2. Pupils follow a coherent course organised into three major themes. In Year 7 pupils find out about the ways in which people’s daily lives and beliefs changed through time, including the impact through time of the movement and settlement of diverse peoples to, from and within the British Isles. In Year 8 pupils study the development of political power and protest in Britain from the Middle Ages to the twentieth century including the changing relationships through time of the peoples of England, Ireland, Scotland and Wales. In Year 9 pupils investigate the changing nature of conflict and co-operation between countries focusing, in particular, on the relationship between Islam and the West, the nature of the British Empire and the impact of twentieth-century warfare on people’s lives. This thematic approach will enable pupils to develop a sense of period and to build a secure chronological framework of the past.

3. The plan is organised around structured enquiries into a range of historical questions and issues. These are designed to provide challenging, rigorous and compelling learning experiences for pupils. In most cases, the enquiry question is pre-determined in order to provide pupils with a clear and precise focus for their work. However, in each year, one enquiry has been left ‘open’ in order for pupils to devise and refine their own enquiry question to structure their investigation.

4. Individual enquiries combine overview and depth, using one to enhance understanding of the other. Brief overviews are between enquiries to link significant developments and to set the wider context

5. Across the key stage, the historical enquiries focus on the key concepts and processes that underpin the study of history: cultural, ethnic and religious diversity; change and continuity; cause and consequence; significance and interpretations; enquiry, evidence and communication. As pupils progress through key stage 3 they encounter these concepts in a range of contexts. In this way, as they deepen their historical knowledge, they also develop a more sophisticated understanding of the discipline of history.

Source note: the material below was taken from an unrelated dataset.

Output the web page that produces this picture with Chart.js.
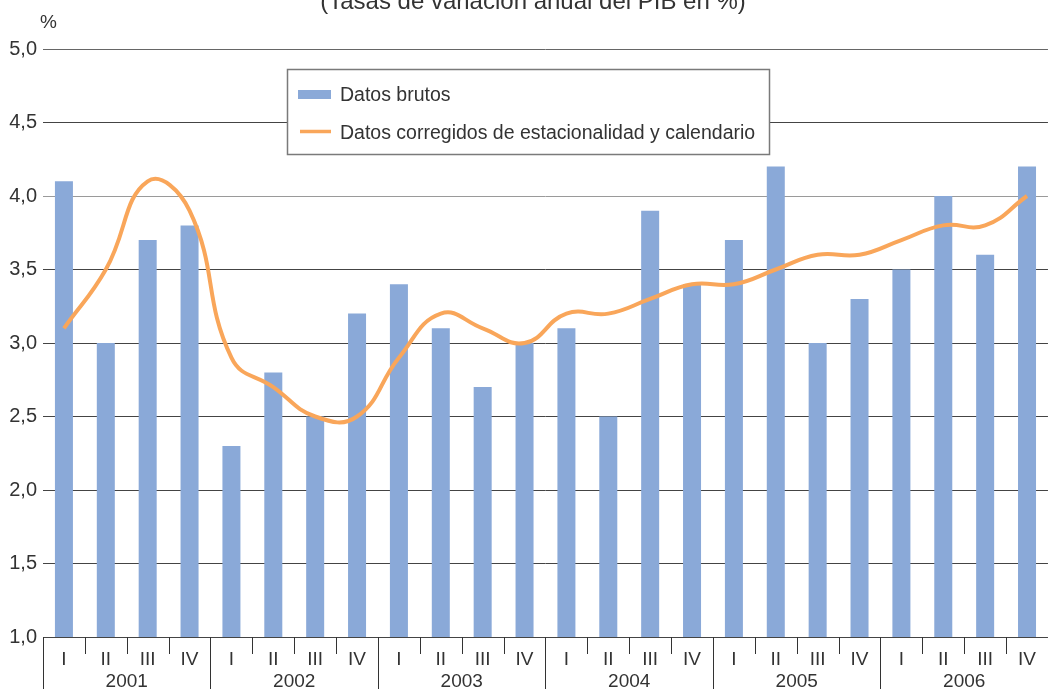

6. The plan provides an entitlement for all pupils to visit a museum (Year 8), gallery (Year 7) and historic site (Year 9).

7. Across the key stage, pupils have the opportunity to communicate their understanding of history in a range of creative ways. Pupils write in a range of real contexts; they develop their listening and speaking skills by engaging in debates, discussions and presentations; they communicate their understanding of history through visual media including exhibitions and documentary films.

8. Some enquiries have been planned jointly with other subjects in the school in order to make meaningful links between history and other curriculum areas.